Tidy Up Your Pantry and Spruce Up Your Spring Meals

As the weather warms up and local farmers’ markets begin selling spring vegetables and fruit, it is time to tidy up your pantry, update or revise old meal plans, and look for recipe ideas. 

Just as we put away winter apparel, doing the same in the kitchen allows us to make the most of the produce from the markets during the spring and summer months. The result is simple, tasty meals from fresh fruit and vegetables.

You don’t have to get rid of pantry staples; instead, look at using them in different ways. For example, a tin of mixed beans used in a cold-weather vegetable soup will now make its way into my meal plan in a mixed bean salad, and the pasta stocked up over the winter for spaghetti dinners is used instead for fresh salads.  

As spring arrives, we gradually move away from warming food such as soups and stews and look to lighter, brighter and crunchier foods using produce that will be in season in the coming months. Grocery stores provide us with a year-round supply of fruits and vegetables, but not all are in season, and there are so many health benefits to eating locally and seasonally.
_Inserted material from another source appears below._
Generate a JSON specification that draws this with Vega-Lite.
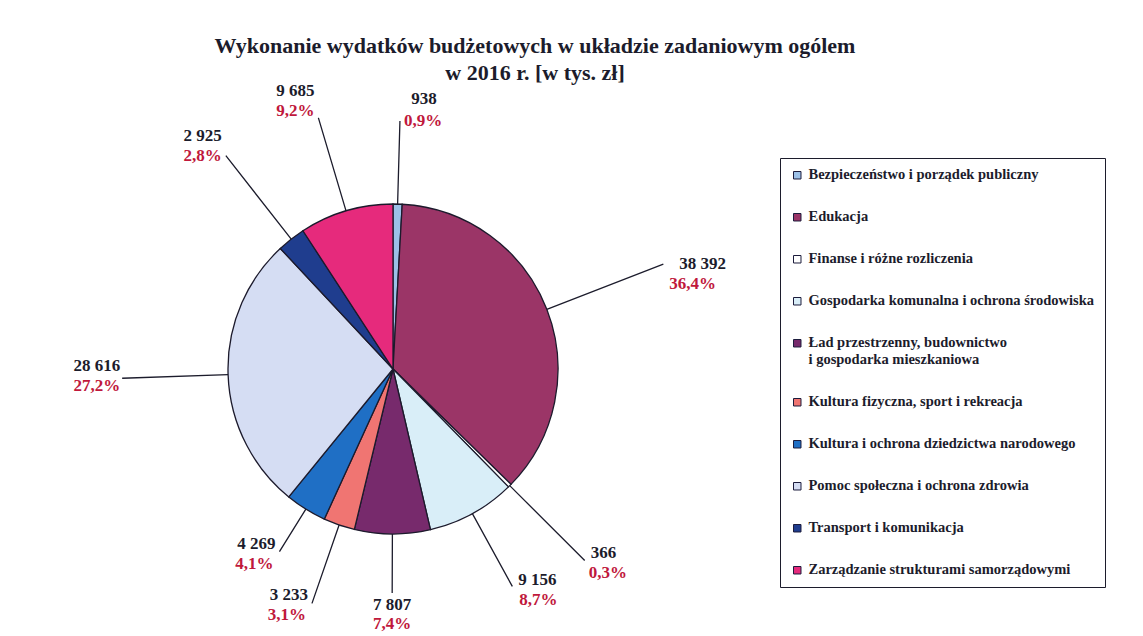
{
  "$schema": "https://vega.github.io/schema/vega-lite/v6.json",
  "autosize": {"type": "none"},
  "padding": {"left": 10, "top": 109, "right": 367, "bottom": 7},
  "width": 766,
  "height": 520,
  "background": "#ffffff",
  "title": {
    "text": "Wykonanie wydatków budżetowych w układzie zadaniowym ogólem",
    "subtitle": "w 2016 r. [w tys. zł]",
    "anchor": "middle",
    "frame": "group",
    "dx": 142,
    "offset": -16,
    "font": "Liberation Serif",
    "fontSize": 22,
    "fontWeight": "bold",
    "color": "#1c1c2c",
    "subtitleFont": "Liberation Serif",
    "subtitleFontSize": 22,
    "subtitleFontWeight": "bold",
    "subtitleColor": "#1c1c2c",
    "subtitlePadding": 5
  },
  "data": {
    "values": [
      {"lp": 1, "kategoria": "Bezpieczeństwo i porządek publiczny", "wartosc": 938, "udzial": 0.009},
      {"lp": 2, "kategoria": "Edukacja", "wartosc": 38392, "udzial": 0.364},
      {"lp": 3, "kategoria": "Finanse i różne rozliczenia", "wartosc": 366, "udzial": 0.003},
      {"lp": 4, "kategoria": "Gospodarka komunalna i ochrona środowiska", "wartosc": 9156, "udzial": 0.087},
      {"lp": 5, "kategoria": "Ład przestrzenny, budownictwo i gospodarka mieszkaniowa", "wartosc": 7807, "udzial": 0.074},
      {"lp": 6, "kategoria": "Kultura fizyczna, sport i rekreacja", "wartosc": 3233, "udzial": 0.031},
      {"lp": 7, "kategoria": "Kultura i ochrona dziedzictwa narodowego", "wartosc": 4269, "udzial": 0.041},
      {"lp": 8, "kategoria": "Pomoc społeczna i ochrona zdrowia", "wartosc": 28616, "udzial": 0.272},
      {"lp": 9, "kategoria": "Transport i komunikacja", "wartosc": 2925, "udzial": 0.028},
      {"lp": 10, "kategoria": "Zarządzanie strukturami samorządowymi", "wartosc": 9685, "udzial": 0.092}
    ]
  },
  "encoding": {
    "theta": {"field": "wartosc", "type": "quantitative", "stack": true},
    "order": {"field": "lp", "type": "quantitative"}
  },
  "layer": [
    {
      "mark": {"type": "arc", "radius": 165, "stroke": "#1c1a2c", "strokeWidth": 1.3},
      "encoding": {
        "color": {
          "field": "kategoria",
          "type": "nominal",
          "scale": {
            "domain": [
              "Bezpieczeństwo i porządek publiczny",
              "Edukacja",
              "Finanse i różne rozliczenia",
              "Gospodarka komunalna i ochrona środowiska",
              "Ład przestrzenny, budownictwo i gospodarka mieszkaniowa",
              "Kultura fizyczna, sport i rekreacja",
              "Kultura i ochrona dziedzictwa narodowego",
              "Pomoc społeczna i ochrona zdrowia",
              "Transport i komunikacja",
              "Zarządzanie strukturami samorządowymi"
            ],
            "range": ["#9cc1e8", "#9b3567", "#ffffff", "#d9eef8", "#772a6c", "#f07572", "#1f6fc5", "#d5ddf3", "#1f3d8e", "#e62a7c"]
          },
          "legend": {
            "orient": "none",
            "legendX": 770,
            "legendY": 49,
            "title": null,
            "direction": "vertical",
            "strokeColor": "#1c1c2c",
            "fillColor": "#ffffff",
            "padding": 10,
            "rowPadding": 27,
            "symbolType": "square",
            "symbolSize": 56,
            "symbolStrokeColor": "#1c1c3c",
            "symbolStrokeWidth": 1,
            "labelFont": "Liberation Serif",
            "labelFontWeight": "bold",
            "labelFontSize": 14.5,
            "labelColor": "#1c1c2c",
            "labelOffset": 4,
            "labelLimit": 400,
            "labelExpr": "indexof(datum.label, 'budownictwo') >= 0 ? ['Ład przestrzenny, budownictwo', 'i gospodarka mieszkaniowa'] : datum.label"
          }
        }
      }
    },
    {
      "mark": {"type": "arc", "radius": 248, "radius2": 165, "padAngle": 3.1416, "filled": false, "stroke": "#1c1c2c", "strokeWidth": 1.3},
      "encoding": {"opacity": {"condition": {"test": "indexof([1, 4, 6], datum.lp) >= 0", "value": 1}, "value": 0}}
    },
    {
      "mark": {"type": "arc", "radius": 290, "radius2": 165, "padAngle": 3.1416, "filled": false, "stroke": "#1c1c2c", "strokeWidth": 1.3},
      "encoding": {"opacity": {"condition": {"test": "datum.lp === 2", "value": 1}, "value": 0}}
    },
    {
      "mark": {"type": "arc", "radius": 271, "radius2": 165, "padAngle": 3.1416, "filled": false, "stroke": "#1c1c2c", "strokeWidth": 1.3},
      "encoding": {"opacity": {"condition": {"test": "indexof([3, 8, 9], datum.lp) >= 0", "value": 1}, "value": 0}}
    },
    {
      "mark": {"type": "arc", "radius": 224, "radius2": 165, "padAngle": 3.1416, "filled": false, "stroke": "#1c1c2c", "strokeWidth": 1.3},
      "encoding": {"opacity": {"condition": {"test": "datum.lp === 5", "value": 1}, "value": 0}}
    },
    {
      "mark": {"type": "arc", "radius": 215, "radius2": 165, "padAngle": 3.1416, "filled": false, "stroke": "#1c1c2c", "strokeWidth": 1.3},
      "encoding": {"opacity": {"condition": {"test": "datum.lp === 7", "value": 1}, "value": 0}}
    },
    {
      "mark": {"type": "arc", "radius": 262, "radius2": 165, "padAngle": 3.1416, "filled": false, "stroke": "#1c1c2c", "strokeWidth": 1.3},
      "encoding": {"opacity": {"condition": {"test": "datum.lp === 10", "value": 1}, "value": 0}}
    },

    {"mark": {"type": "text", "radius": 248, "align": "center", "dx": 24, "dy": -22, "baseline": "middle", "font": "Liberation Serif", "fontWeight": "bold", "fontSize": 17, "fill": "#1c1c2c"},
     "encoding": {"text": {"condition": {"test": "datum.lp === 1", "field": "wartosc", "type": "quantitative", "format": ",d"}, "value": ""}}},
    {"mark": {"type": "text", "radius": 248, "align": "left", "dx": 4, "dy": 0, "baseline": "middle", "font": "Liberation Serif", "fontWeight": "bold", "fontSize": 17, "fill": "#c0183c"},
     "encoding": {"text": {"condition": {"test": "datum.lp === 1", "field": "udzial", "type": "quantitative", "format": ".1%"}, "value": ""}}},

    {"mark": {"type": "text", "radius": 290, "align": "left", "dx": 16, "dy": 0, "baseline": "middle", "font": "Liberation Serif", "fontWeight": "bold", "fontSize": 17, "fill": "#1c1c2c"},
     "encoding": {"text": {"condition": {"test": "datum.lp === 2", "field": "wartosc", "type": "quantitative", "format": ",d"}, "value": ""}}},
    {"mark": {"type": "text", "radius": 290, "align": "left", "dx": 6, "dy": 20, "baseline": "middle", "font": "Liberation Serif", "fontWeight": "bold", "fontSize": 17, "fill": "#c0183c"},
     "encoding": {"text": {"condition": {"test": "datum.lp === 2", "field": "udzial", "type": "quantitative", "format": ".1%"}, "value": ""}}},

    {"mark": {"type": "text", "radius": 271, "align": "left", "dx": 6, "dy": -8, "baseline": "middle", "font": "Liberation Serif", "fontWeight": "bold", "fontSize": 17, "fill": "#1c1c2c"},
     "encoding": {"text": {"condition": {"test": "datum.lp === 3", "field": "wartosc", "type": "quantitative", "format": ",d"}, "value": ""}}},
    {"mark": {"type": "text", "radius": 271, "align": "left", "dx": 4, "dy": 12, "baseline": "middle", "font": "Liberation Serif", "fontWeight": "bold", "fontSize": 17, "fill": "#c0183c"},
     "encoding": {"text": {"condition": {"test": "datum.lp === 3", "field": "udzial", "type": "quantitative", "format": ".1%"}, "value": ""}}},

    {"mark": {"type": "text", "radius": 248, "align": "left", "dx": 6, "dy": -6, "baseline": "middle", "font": "Liberation Serif", "fontWeight": "bold", "fontSize": 17, "fill": "#1c1c2c"},
     "encoding": {"text": {"condition": {"test": "datum.lp === 4", "field": "wartosc", "type": "quantitative", "format": ",d"}, "value": ""}}},
    {"mark": {"type": "text", "radius": 248, "align": "left", "dx": 7, "dy": 14, "baseline": "middle", "font": "Liberation Serif", "fontWeight": "bold", "fontSize": 17, "fill": "#c0183c"},
     "encoding": {"text": {"condition": {"test": "datum.lp === 4", "field": "udzial", "type": "quantitative", "format": ".1%"}, "value": ""}}},

    {"mark": {"type": "text", "radius": 224, "align": "center", "dx": 0, "dy": 12, "baseline": "middle", "font": "Liberation Serif", "fontWeight": "bold", "fontSize": 17, "fill": "#1c1c2c"},
     "encoding": {"text": {"condition": {"test": "datum.lp === 5", "field": "wartosc", "type": "quantitative", "format": ",d"}, "value": ""}}},
    {"mark": {"type": "text", "radius": 224, "align": "center", "dx": 0, "dy": 31, "baseline": "middle", "font": "Liberation Serif", "fontWeight": "bold", "fontSize": 17, "fill": "#c0183c"},
     "encoding": {"text": {"condition": {"test": "datum.lp === 5", "field": "udzial", "type": "quantitative", "format": ".1%"}, "value": ""}}},

    {"mark": {"type": "text", "radius": 248, "align": "right", "dx": -4, "dy": -8, "baseline": "middle", "font": "Liberation Serif", "fontWeight": "bold", "fontSize": 17, "fill": "#1c1c2c"},
     "encoding": {"text": {"condition": {"test": "datum.lp === 6", "field": "wartosc", "type": "quantitative", "format": ",d"}, "value": ""}}},
    {"mark": {"type": "text", "radius": 248, "align": "right", "dx": -6, "dy": 12, "baseline": "middle", "font": "Liberation Serif", "fontWeight": "bold", "fontSize": 17, "fill": "#c0183c"},
     "encoding": {"text": {"condition": {"test": "datum.lp === 6", "field": "udzial", "type": "quantitative", "format": ".1%"}, "value": ""}}},

    {"mark": {"type": "text", "radius": 215, "align": "right", "dx": -4, "dy": -8, "baseline": "middle", "font": "Liberation Serif", "fontWeight": "bold", "fontSize": 17, "fill": "#1c1c2c"},
     "encoding": {"text": {"condition": {"test": "datum.lp === 7", "field": "wartosc", "type": "quantitative", "format": ",d"}, "value": ""}}},
    {"mark": {"type": "text", "radius": 215, "align": "right", "dx": -6, "dy": 12, "baseline": "middle", "font": "Liberation Serif", "fontWeight": "bold", "fontSize": 17, "fill": "#c0183c"},
     "encoding": {"text": {"condition": {"test": "datum.lp === 7", "field": "udzial", "type": "quantitative", "format": ".1%"}, "value": ""}}},

    {"mark": {"type": "text", "radius": 271, "align": "right", "dx": -2, "dy": -12, "baseline": "middle", "font": "Liberation Serif", "fontWeight": "bold", "fontSize": 17, "fill": "#1c1c2c"},
     "encoding": {"text": {"condition": {"test": "datum.lp === 8", "field": "wartosc", "type": "quantitative", "format": ",d"}, "value": ""}}},
    {"mark": {"type": "text", "radius": 271, "align": "right", "dx": -2, "dy": 8, "baseline": "middle", "font": "Liberation Serif", "fontWeight": "bold", "fontSize": 17, "fill": "#c0183c"},
     "encoding": {"text": {"condition": {"test": "datum.lp === 8", "field": "udzial", "type": "quantitative", "format": ".1%"}, "value": ""}}},

    {"mark": {"type": "text", "radius": 271, "align": "right", "dx": -4, "dy": -20, "baseline": "middle", "font": "Liberation Serif", "fontWeight": "bold", "fontSize": 17, "fill": "#1c1c2c"},
     "encoding": {"text": {"condition": {"test": "datum.lp === 9", "field": "wartosc", "type": "quantitative", "format": ",d"}, "value": ""}}},
    {"mark": {"type": "text", "radius": 271, "align": "right", "dx": -4, "dy": 0, "baseline": "middle", "font": "Liberation Serif", "fontWeight": "bold", "fontSize": 17, "fill": "#c0183c"},
     "encoding": {"text": {"condition": {"test": "datum.lp === 9", "field": "udzial", "type": "quantitative", "format": ".1%"}, "value": ""}}},

    {"mark": {"type": "text", "radius": 262, "align": "right", "dx": -4, "dy": -27, "baseline": "middle", "font": "Liberation Serif", "fontWeight": "bold", "fontSize": 17, "fill": "#1c1c2c"},
     "encoding": {"text": {"condition": {"test": "datum.lp === 10", "field": "wartosc", "type": "quantitative", "format": ",d"}, "value": ""}}},
    {"mark": {"type": "text", "radius": 262, "align": "right", "dx": -4, "dy": -7, "baseline": "middle", "font": "Liberation Serif", "fontWeight": "bold", "fontSize": 17, "fill": "#c0183c"},
     "encoding": {"text": {"condition": {"test": "datum.lp === 10", "field": "udzial", "type": "quantitative", "format": ".1%"}, "value": ""}}}
  ],
  "config": {
    "view": {"stroke": null},
    "locale": {"number": {"decimal": ",", "thousands": " ", "grouping": [3], "currency": ["", " zł"]}}
  }
}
In April and May, I like to watch for rhubarb, beets and asparagus. The bright red colour in beets comes from beta-carotene. They are also full of phytophenols, which are great at boosting the immune system. Asparagus are full of vitamins A and E, which support our body in fighting off free radicals (toxins that our body is exposed to daily), as well as supporting the health of our skin, which is important when you think that we are layering down exposing much of our body to the sun’s rays. Rhubarb is delicious when cooked in a pie or a crumble; it is also full of fibre, which helps keep good gut bacteria happy.   

From a practical point of view, with more activities taking place outside, warm-weather routines change, so why not adapt our meals?

For simple dinners, this can often mean chopped vegetables with a few simple dips, some fresh whole wheat bread, and cheese. Sandwiches and wraps are another type of meal that I find myself making more of this time of year.

It’s not about being on a diet; it is more about being aware of the change in season, what this means for the meals we prepare, and maintaining health. As always, supporting local farmers’ markets is a good idea when possible, but supporting local takes on a whole new meaning when thinking of your gut health! 

If you meal plan and work with a list of meals, it is time to revise that list and add new meals that reflect the seasonal vegetables that are beginning to be available in the produce section and farmers’ markets. In doing so, this helps us to appreciate the variety in the foods available to us and not fall into the rabbit hole of always eating the same meals.

One-pan meal recipe from nutritionist Susan Alsembach

My one-pan asparagus and broccoli dish—pictured above—is quick and easy. It will allow you to eat a healthy family meal and still make it to your kid’s practice on time.

There is nothing like the first few bites of fresh spring vegetables, such as asparagus, rhubarb, and tomatoes, to help us appreciate Mother Nature.